Government Outlines Reforms To Police Complaints System

Legal Experts Say Reforms Are ‘A Missed Opportunity’


Andrew Robinson, Press Officer | 0113 218 6463

The Government has announced a range of new measures aimed at ensuring police officers are held to account by making the complaints system fairer, easier to follow and more transparent.

The reforms, expected to form part of the Policing and Criminal Justice Bill, come after a report from the IPCC revealed a total of 34,863 complaints were recorded in 2013-14, up 15 per cent on the previous year. A large majority of the complaints alleged that officers were intolerant, impolite, uncivil and that they failed or neglected their duty.

Research by the Office for National Statistics in 2013 found 35 per cent of people do not have confidence that the police will deal with their complaint fairly and 78 per cent of people said they were not satisfied by how their complaint was handled.

The new plans outlined by the Government, include extending the definition of a complaint, requiring all complaints to be recorded and giving Police and Crime Commissioners (PCCs) the discretion to take over certain aspect of the police complaints system.
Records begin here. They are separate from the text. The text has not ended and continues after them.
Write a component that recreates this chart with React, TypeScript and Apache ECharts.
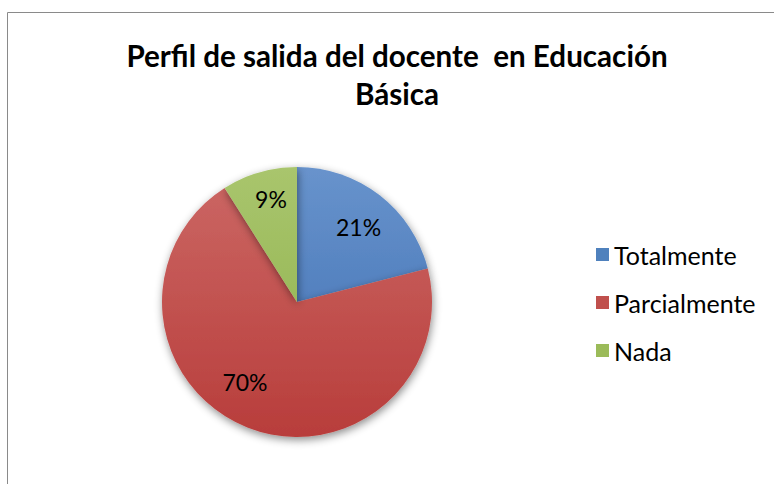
import React, { useEffect, useRef } from "react";
import * as echarts from "echarts";

const titleLines = ["Perfil de salida del docente  en Educación", "Básica"];
const categories = ["Totalmente", "Parcialmente", "Nada"];
const values = [21, 70, 9];
const topColors = ["#6893cc", "#cc6865", "#a9c56d"];
const bottomColors = ["#3c6db1", "#b83d3b", "#8cb049"];
const solidColors = ["#4f81bd", "#c0504d", "#9bbb59"];

const FONT = "Lato";

export default function App() {
  const ref = useRef<HTMLDivElement>(null);
  useEffect(() => {
    if (!ref.current) return;
    const chart = echarts.init(ref.current, null, { renderer: "svg" });
    const cx = 297;
    const cy = 302;
    const R = 135;
    const labelShift = [
      { dx: 0, dy: 4 },
      { dx: -15, dy: -13 },
      { dx: 2, dy: -6 },
    ];
    const grad = (i: number) =>
      new echarts.graphic.LinearGradient(
        0,
        cy - R,
        0,
        cy + R,
        [
          { offset: 0, color: topColors[i] },
          { offset: 1, color: bottomColors[i] },
        ],
        true
      );
    chart.setOption({
      animation: false,
      backgroundColor: "#ffffff",
      title: {
        text: titleLines.join("\n"),
        left: 392,
        top: 31,
        textAlign: "center",
        textStyle: {
          fontFamily: FONT,
          fontWeight: "bold",
          fontSize: 29.6,
          lineHeight: 38,
          color: "#000000",
        },
      },
      legend: {
        orient: "vertical",
        left: 591,
        top: 237,
        icon: "rect",
        itemWidth: 13,
        itemHeight: 13,
        itemGap: 23,
        itemTextGap: 11,
        selectedMode: false,
        textStyle: {
          fontFamily: FONT,
          fontSize: 25,
          lineHeight: 25,
          color: "#000000",
        },
        data: categories.map((n, i) => ({
          name: n,
          itemStyle: { color: solidColors[i] },
        })),
      },
      graphic: [
        {
          type: "rect",
          shape: { x: 7.5, y: 12.5, width: 900, height: 700 },
          style: { fill: "none", stroke: "#8a8a8a", lineWidth: 1 },
          silent: true,
        },
      ],
      series: [
        {
          type: "pie",
          center: [cx, cy],
          radius: [0, R],
          startAngle: 90,
          clockwise: true,
          label: { show: false },
          labelLine: { show: false },
          itemStyle: {
            shadowBlur: 8,
            shadowOffsetX: 1,
            shadowOffsetY: 3,
            shadowColor: "rgba(0,0,0,0.45)",
          },
          data: categories.map((n, i) => ({
            name: n,
            value: values[i],
            itemStyle: { color: grad(i) },
          })),
        },
        {
          type: "pie",
          center: [cx, cy],
          radius: [60, R],
          startAngle: 90,
          clockwise: true,
          silent: true,
          itemStyle: { color: "rgba(0,0,0,0)" },
          label: {
            show: true,
            position: "inside",
            formatter: "{d}%",
            fontFamily: FONT,
            fontSize: 23,
            color: "#000000",
          },
          labelLine: { show: false },
          labelLayout: (p: any) => labelShift[p.dataIndex] || {},
          data: categories.map((n, i) => ({ name: n, value: values[i] })),
        },
      ],
    });
    return () => chart.dispose();
  }, []);
  return (
    <div
      ref={ref}
      style={{ position: "absolute", left: 0, top: 0, width: 774, height: 484 }}
    />
  );
}
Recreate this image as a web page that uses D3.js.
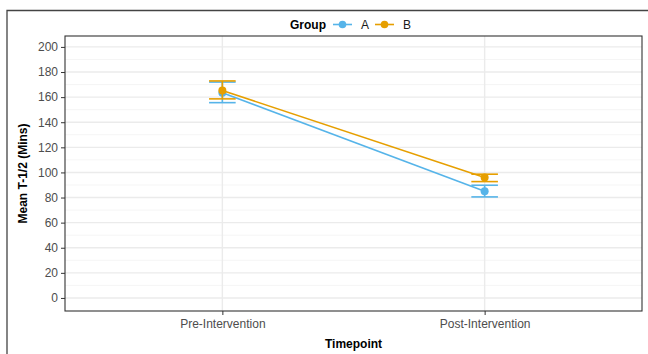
<!DOCTYPE html>
<html>
<head>
<meta charset="utf-8">
<script src="https://cdn.jsdelivr.net/npm/d3@7"></script>
<style>
  body { margin: 0; background: #fff; }
  text { font-family: "Liberation Sans", Arial, sans-serif; }
</style>
</head>
<body>
<div id="chart"></div>
<script>
// data
const timepoints = ["Pre-Intervention", "Post-Intervention"];
const groups = ["A", "B"];
const meanA = [163.5, 85.0];
const lowerA = [155.6, 80.5];
const upperA = [172.0, 89.8];
const meanB = [165.3, 95.9];
const lowerB = [158.6, 92.7];
const upperB = [172.9, 98.6];
const yTicks = [0, 20, 40, 60, 80, 100, 120, 140, 160, 180, 200];
const yMinor = [10, 30, 50, 70, 90, 110, 130, 150, 170, 190];

const colors = { A: "#56B4E9", B: "#E69F00" };

const width = 648, height = 354;
const panel = { left: 65, top: 36, right: 642, bottom: 311 };

const svg = d3.select("#chart").append("svg")
  .attr("width", width)
  .attr("height", height);

// outer frame (only top & left edges visible in the picture)
svg.append("path")
  .attr("d", `M7,${height} L7,10.5 L${width},10.5`)
  .attr("fill", "none")
  .attr("stroke", "#444")
  .attr("stroke-width", 1.3);

const x = d3.scalePoint()
  .domain(timepoints)
  .range([panel.left, panel.right])
  .padding(0.6);

const y = d3.scaleLinear()
  .domain([-10.4, 208.7])
  .range([panel.bottom, panel.top]);

// grid
const grid = svg.append("g");
grid.selectAll("line.minor")
  .data(yMinor)
  .enter().append("line")
  .attr("x1", panel.left).attr("x2", panel.right)
  .attr("y1", d => y(d)).attr("y2", d => y(d))
  .attr("stroke", "#f2f2f2")
  .attr("stroke-width", 0.8);
grid.selectAll("line.major")
  .data(yTicks)
  .enter().append("line")
  .attr("x1", panel.left).attr("x2", panel.right)
  .attr("y1", d => y(d)).attr("y2", d => y(d))
  .attr("stroke", "#ebebeb")
  .attr("stroke-width", 1.4);
grid.selectAll("line.vert")
  .data(timepoints)
  .enter().append("line")
  .attr("x1", d => x(d)).attr("x2", d => x(d))
  .attr("y1", panel.top).attr("y2", panel.bottom)
  .attr("stroke", "#ebebeb")
  .attr("stroke-width", 1.4);

// series
const series = [
  { name: "A", mean: meanA, lo: lowerA, hi: upperA },
  { name: "B", mean: meanB, lo: lowerB, hi: upperB }
];

const capW = 13.3;
series.forEach(s => {
  const g = svg.append("g");
  const col = colors[s.name];
  const pts = timepoints.map((t, i) => ({ t, m: s.mean[i], lo: s.lo[i], hi: s.hi[i] }));

  g.append("path")
    .datum(pts)
    .attr("fill", "none")
    .attr("stroke", col)
    .attr("stroke-width", 1.6)
    .attr("d", d3.line().x(d => x(d.t)).y(d => y(d.m)));

  pts.forEach(p => {
    g.append("line")
      .attr("x1", x(p.t)).attr("x2", x(p.t))
      .attr("y1", y(p.lo)).attr("y2", y(p.hi))
      .attr("stroke", col).attr("stroke-width", 1.6);
    [p.lo, p.hi].forEach(v => {
      g.append("line")
        .attr("x1", x(p.t) - capW).attr("x2", x(p.t) + capW)
        .attr("y1", y(v)).attr("y2", y(v))
        .attr("stroke", col).attr("stroke-width", 1.6);
    });
    g.append("circle")
      .attr("cx", x(p.t)).attr("cy", y(p.m))
      .attr("r", 4)
      .attr("fill", col);
  });
});

// panel border
svg.append("rect")
  .attr("x", panel.left).attr("y", panel.top)
  .attr("width", panel.right - panel.left)
  .attr("height", panel.bottom - panel.top)
  .attr("fill", "none")
  .attr("stroke", "#333")
  .attr("stroke-width", 1.1);

// axes
const yAxis = svg.append("g")
  .attr("transform", `translate(${panel.left},0)`)
  .call(d3.axisLeft(y).tickValues(yTicks).tickSize(4).tickPadding(3));
yAxis.select(".domain").remove();
yAxis.selectAll(".tick line").attr("stroke", "#333");
yAxis.selectAll("text").attr("fill", "#4d4d4d").style("font-size", "12px");

const xAxis = svg.append("g")
  .attr("transform", `translate(0,${panel.bottom})`)
  .call(d3.axisBottom(x).tickSize(4).tickPadding(4));
xAxis.select(".domain").remove();
xAxis.selectAll(".tick line").attr("stroke", "#333");
xAxis.selectAll("text").attr("fill", "#4d4d4d").style("font-size", "12px");

// axis titles
svg.append("text")
  .attr("x", (panel.left + panel.right) / 2)
  .attr("y", 348)
  .attr("text-anchor", "middle")
  .style("font-size", "12px")
  .style("font-weight", "bold")
  .text("Timepoint");

svg.append("text")
  .attr("transform", `translate(27,${(panel.top + panel.bottom) / 2}) rotate(-90)`)
  .attr("text-anchor", "middle")
  .style("font-size", "12px")
  .style("font-weight", "bold")
  .text("Mean T-1/2 (Mins)");

// legend
const legend = svg.append("g").attr("transform", "translate(290,24.5)");
legend.append("text")
  .attr("x", 0).attr("y", 4.5)
  .style("font-size", "12px")
  .style("font-weight", "bold")
  .text("Group");
const keyX = [43, 85];
groups.forEach((gname, i) => {
  const kx = keyX[i];
  legend.append("line")
    .attr("x1", kx).attr("x2", kx + 19)
    .attr("y1", 0).attr("y2", 0)
    .attr("stroke", colors[gname]).attr("stroke-width", 1.6);
  legend.append("circle")
    .attr("cx", kx + 9.5).attr("cy", 0).attr("r", 3.8)
    .attr("fill", colors[gname]);
  legend.append("text")
    .attr("x", kx + 28).attr("y", 4.5)
    .style("font-size", "12px")
    .attr("fill", "#1a1a1a")
    .text(gname);
});
</script>
</body>
</html>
The reforms will also allow police forces to bring disciplinary proceedings against officers who have resigned or moved to other police forces before complaint investigations have concluded.

Under the current system the overwhelming majority of complaints are investigated by officers from the same force as the officer against whom the complaint has been brought.  Only the most serious complaints, typically involving death or life changing injuries, are investigated by the Independent Police Complaints Commission (IPCC). 

Although the Government has signalled a desire to increase the IPCC’s funding to allow it to under more investigations, this does not appear to form part of the proposed reforms.

Civil liberties experts at Irwin Mitchell, who regularly represent clients in serious and complex complaints and civil claims against the police, have reacted cautiously to the proposals.

Gus Silverman, a civil liberties lawyer at Irwin Mitchell, said:

Expert Opinion
“An effective, impartial police complaints system is essential to maintaining public confidence and preventing police misconduct from undermining the work of good police officers.

“The current police complaints system regularly fails to uphold meritorious complaints brought by victims of police misconduct and negligence. Unfortunately we regularly see cases were complaints are not investigated with sufficient rigour or objectivity.

“This is often because complaints against police officers are normally investigated by colleagues from the same force, and often from the same police station. At times complaints are investigated by officers or civilian employees who do not properly understand the law concerning governing powers. Even when complaints are rigorously investigated complainants often find it difficult to trust the police’s conclusions because of a perceived lack of impartiality.

“The fact that so many appeals are being escalated to the IPCC and then upheld after an investigation indicates that its caseworkers are better able to consider complaints objectively because of their independence from the police.

“Some of the proposed reforms, such as allowing disciplinary proceedings to be taken against officers who have retired or transferred to another force, are welcome. However, in general these reforms are a missed opportunity to give the IPCC the resources and powers it needs to investigate all serious complaints.”
Gus Silverman, Solicitor

Regarding the proposals to transfer some complaint functions to PCCs, Gus Silverman said:

Expert Opinion
“Giving PCCs the ability to take over some aspects of police complaints risks making the system worse. While it is important to introduce more independence into the system, PCCs are unlikely to possess the necessary skills, resources or experience to deliver an effective service to complainants. Transferring these functions to a properly resourced IPCC, which could be held more easily accountable, would lead to improvements in the way complaints are handled.

“Furthermore, allowing PCCs to pick and choose which complaint functions they take over may establish a postcode lottery where complaints will be handled under different systems, and to different standards, depending on where in the country the complainant happens to live.”